* EXERCISE DETAILS
Retype, word for word, the lines between the ones holding "Generate a component" and "XAxis, YAxis, Cell", inclusive; pictures stay out of the copy.

* DATA EXCERPTS
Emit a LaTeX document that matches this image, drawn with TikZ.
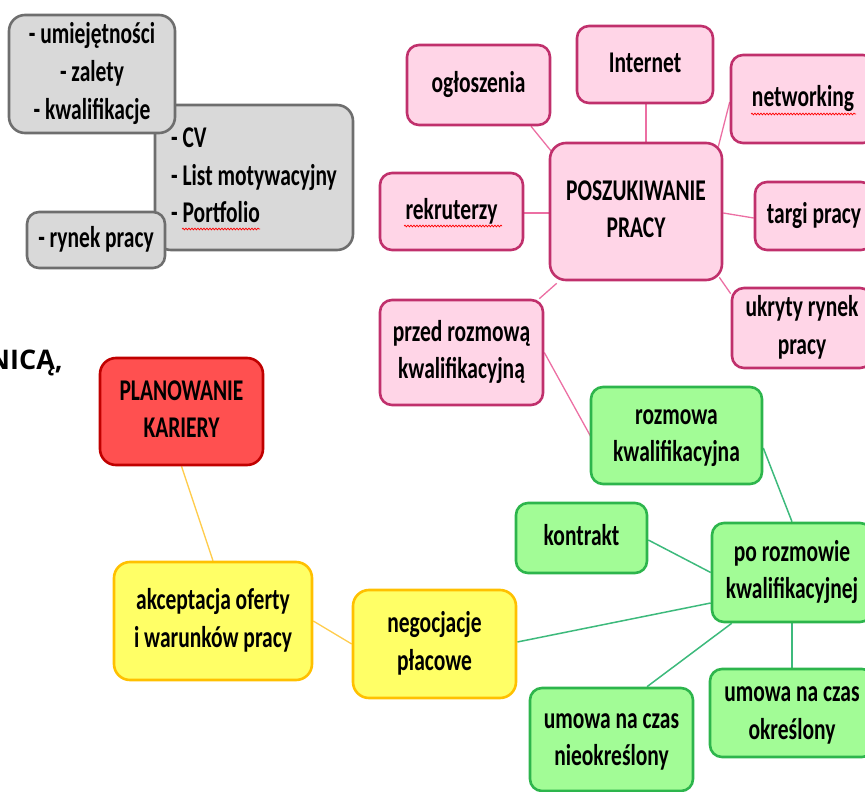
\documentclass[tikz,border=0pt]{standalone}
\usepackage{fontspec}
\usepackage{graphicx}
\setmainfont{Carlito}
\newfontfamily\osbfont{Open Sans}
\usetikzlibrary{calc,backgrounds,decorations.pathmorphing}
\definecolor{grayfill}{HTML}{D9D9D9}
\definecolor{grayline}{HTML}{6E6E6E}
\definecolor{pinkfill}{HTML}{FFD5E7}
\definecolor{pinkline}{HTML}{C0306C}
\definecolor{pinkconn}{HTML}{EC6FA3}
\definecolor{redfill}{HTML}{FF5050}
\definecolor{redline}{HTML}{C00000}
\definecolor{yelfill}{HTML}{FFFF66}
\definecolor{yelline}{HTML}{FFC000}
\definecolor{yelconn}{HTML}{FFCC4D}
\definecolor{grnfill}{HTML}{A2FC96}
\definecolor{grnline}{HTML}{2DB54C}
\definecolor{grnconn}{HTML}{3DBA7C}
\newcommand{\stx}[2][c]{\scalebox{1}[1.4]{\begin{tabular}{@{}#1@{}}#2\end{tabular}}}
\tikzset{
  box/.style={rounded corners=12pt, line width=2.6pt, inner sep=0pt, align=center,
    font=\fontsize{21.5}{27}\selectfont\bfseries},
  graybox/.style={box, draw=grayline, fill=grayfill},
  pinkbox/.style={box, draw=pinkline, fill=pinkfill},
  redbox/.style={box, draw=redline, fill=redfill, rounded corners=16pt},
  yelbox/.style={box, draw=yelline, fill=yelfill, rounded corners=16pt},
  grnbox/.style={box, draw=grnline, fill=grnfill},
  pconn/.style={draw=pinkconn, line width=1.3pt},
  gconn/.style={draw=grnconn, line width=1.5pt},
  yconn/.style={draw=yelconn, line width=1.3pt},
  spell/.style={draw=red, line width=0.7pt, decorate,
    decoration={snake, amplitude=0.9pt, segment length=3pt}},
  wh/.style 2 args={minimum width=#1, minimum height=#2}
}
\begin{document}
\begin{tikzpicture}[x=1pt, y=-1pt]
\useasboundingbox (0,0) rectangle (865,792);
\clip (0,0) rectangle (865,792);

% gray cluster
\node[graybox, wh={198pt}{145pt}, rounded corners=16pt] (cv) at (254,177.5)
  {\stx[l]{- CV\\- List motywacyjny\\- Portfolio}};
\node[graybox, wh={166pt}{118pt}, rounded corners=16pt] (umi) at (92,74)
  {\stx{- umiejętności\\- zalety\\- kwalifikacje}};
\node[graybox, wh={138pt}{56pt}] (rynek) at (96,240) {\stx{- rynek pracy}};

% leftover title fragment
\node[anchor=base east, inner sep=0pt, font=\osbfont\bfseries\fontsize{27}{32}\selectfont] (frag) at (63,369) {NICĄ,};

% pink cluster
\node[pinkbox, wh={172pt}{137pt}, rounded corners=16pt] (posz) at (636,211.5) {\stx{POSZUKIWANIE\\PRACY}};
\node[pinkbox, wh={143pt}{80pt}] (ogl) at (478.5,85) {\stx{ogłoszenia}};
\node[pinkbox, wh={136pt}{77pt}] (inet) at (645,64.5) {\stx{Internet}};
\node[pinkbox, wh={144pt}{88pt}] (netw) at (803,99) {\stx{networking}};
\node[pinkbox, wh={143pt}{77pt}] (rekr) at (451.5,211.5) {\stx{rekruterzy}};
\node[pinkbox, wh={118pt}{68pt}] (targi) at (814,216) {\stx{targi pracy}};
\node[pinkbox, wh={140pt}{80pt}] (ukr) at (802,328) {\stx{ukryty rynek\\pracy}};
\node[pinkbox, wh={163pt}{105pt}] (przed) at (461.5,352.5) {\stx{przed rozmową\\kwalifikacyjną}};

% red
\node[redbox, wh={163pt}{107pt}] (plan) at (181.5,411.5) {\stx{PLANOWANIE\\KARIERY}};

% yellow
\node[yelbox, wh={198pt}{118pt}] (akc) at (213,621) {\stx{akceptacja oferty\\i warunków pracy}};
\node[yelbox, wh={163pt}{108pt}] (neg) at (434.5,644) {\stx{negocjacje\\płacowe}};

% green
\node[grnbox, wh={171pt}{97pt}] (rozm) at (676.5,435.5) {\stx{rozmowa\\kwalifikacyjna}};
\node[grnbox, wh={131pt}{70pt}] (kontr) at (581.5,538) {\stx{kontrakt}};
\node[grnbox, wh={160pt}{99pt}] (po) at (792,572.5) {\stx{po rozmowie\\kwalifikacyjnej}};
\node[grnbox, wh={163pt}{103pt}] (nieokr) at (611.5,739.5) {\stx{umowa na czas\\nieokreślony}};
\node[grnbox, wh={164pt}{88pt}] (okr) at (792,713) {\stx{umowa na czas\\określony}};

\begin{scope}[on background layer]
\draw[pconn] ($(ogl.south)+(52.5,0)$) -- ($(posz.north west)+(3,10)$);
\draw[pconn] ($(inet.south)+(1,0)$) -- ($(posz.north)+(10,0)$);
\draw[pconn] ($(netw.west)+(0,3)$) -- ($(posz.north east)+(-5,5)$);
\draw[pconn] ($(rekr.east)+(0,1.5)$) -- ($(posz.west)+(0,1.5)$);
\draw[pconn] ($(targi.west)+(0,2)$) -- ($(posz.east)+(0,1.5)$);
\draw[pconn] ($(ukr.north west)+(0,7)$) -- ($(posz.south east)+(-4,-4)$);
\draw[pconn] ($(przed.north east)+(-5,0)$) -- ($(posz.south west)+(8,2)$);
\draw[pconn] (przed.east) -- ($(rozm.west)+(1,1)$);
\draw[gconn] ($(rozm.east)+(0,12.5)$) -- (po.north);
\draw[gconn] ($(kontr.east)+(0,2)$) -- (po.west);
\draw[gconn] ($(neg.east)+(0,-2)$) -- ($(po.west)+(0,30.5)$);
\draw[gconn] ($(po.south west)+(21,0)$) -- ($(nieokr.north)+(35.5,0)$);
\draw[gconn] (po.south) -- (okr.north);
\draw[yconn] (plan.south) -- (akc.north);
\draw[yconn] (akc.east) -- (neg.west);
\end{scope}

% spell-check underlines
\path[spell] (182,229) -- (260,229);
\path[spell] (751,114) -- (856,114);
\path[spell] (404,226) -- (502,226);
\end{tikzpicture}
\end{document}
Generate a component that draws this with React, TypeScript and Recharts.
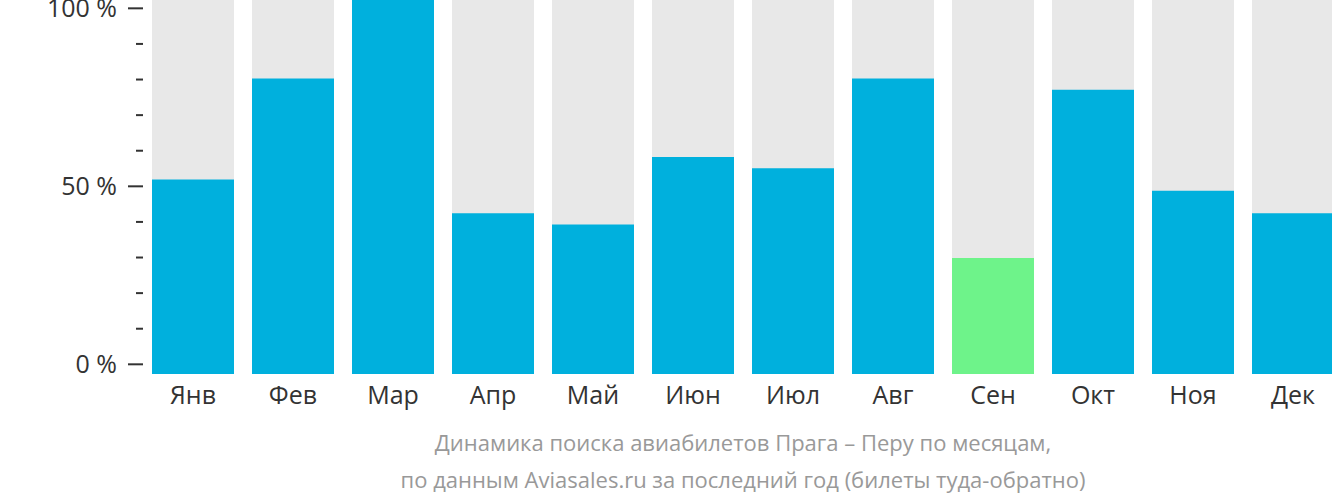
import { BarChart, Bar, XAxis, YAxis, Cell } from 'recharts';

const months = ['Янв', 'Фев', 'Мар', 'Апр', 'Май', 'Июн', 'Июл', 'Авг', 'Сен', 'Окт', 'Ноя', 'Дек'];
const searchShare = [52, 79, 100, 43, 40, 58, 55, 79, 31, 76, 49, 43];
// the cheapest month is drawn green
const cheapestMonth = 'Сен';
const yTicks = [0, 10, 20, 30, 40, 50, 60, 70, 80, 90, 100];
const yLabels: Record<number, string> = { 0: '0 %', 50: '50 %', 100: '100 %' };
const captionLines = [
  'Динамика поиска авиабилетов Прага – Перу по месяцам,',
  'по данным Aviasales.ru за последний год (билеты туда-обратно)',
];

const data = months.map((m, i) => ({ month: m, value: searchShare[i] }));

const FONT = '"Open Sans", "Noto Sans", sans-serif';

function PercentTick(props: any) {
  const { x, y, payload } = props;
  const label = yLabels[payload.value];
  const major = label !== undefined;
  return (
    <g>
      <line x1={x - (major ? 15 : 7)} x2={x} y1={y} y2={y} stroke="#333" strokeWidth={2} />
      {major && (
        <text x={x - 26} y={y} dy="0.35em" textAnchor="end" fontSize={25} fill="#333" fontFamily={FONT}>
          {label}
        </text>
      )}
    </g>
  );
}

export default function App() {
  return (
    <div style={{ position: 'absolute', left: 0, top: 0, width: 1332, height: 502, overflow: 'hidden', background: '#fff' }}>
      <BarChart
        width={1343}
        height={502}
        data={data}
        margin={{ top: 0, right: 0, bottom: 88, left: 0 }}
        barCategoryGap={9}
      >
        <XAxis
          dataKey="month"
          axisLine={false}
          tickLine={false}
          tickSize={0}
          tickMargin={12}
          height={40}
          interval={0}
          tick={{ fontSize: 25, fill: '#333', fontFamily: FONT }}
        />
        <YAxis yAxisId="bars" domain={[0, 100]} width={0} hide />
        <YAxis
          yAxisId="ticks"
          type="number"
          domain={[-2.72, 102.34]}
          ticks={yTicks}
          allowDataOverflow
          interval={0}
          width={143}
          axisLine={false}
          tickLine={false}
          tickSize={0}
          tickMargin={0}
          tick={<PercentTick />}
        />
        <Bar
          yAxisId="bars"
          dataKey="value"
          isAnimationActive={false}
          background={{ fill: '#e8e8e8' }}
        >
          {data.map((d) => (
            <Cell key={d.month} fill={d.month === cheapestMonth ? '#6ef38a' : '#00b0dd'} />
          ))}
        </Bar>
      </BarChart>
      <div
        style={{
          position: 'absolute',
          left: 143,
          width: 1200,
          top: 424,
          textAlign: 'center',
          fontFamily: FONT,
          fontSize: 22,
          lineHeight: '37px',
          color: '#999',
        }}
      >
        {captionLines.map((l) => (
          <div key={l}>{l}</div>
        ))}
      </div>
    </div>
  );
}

* CORRECT RESULT
Generate a component that draws this with React, TypeScript and Recharts.
import { BarChart, Bar, XAxis, YAxis, Cell } from 'recharts';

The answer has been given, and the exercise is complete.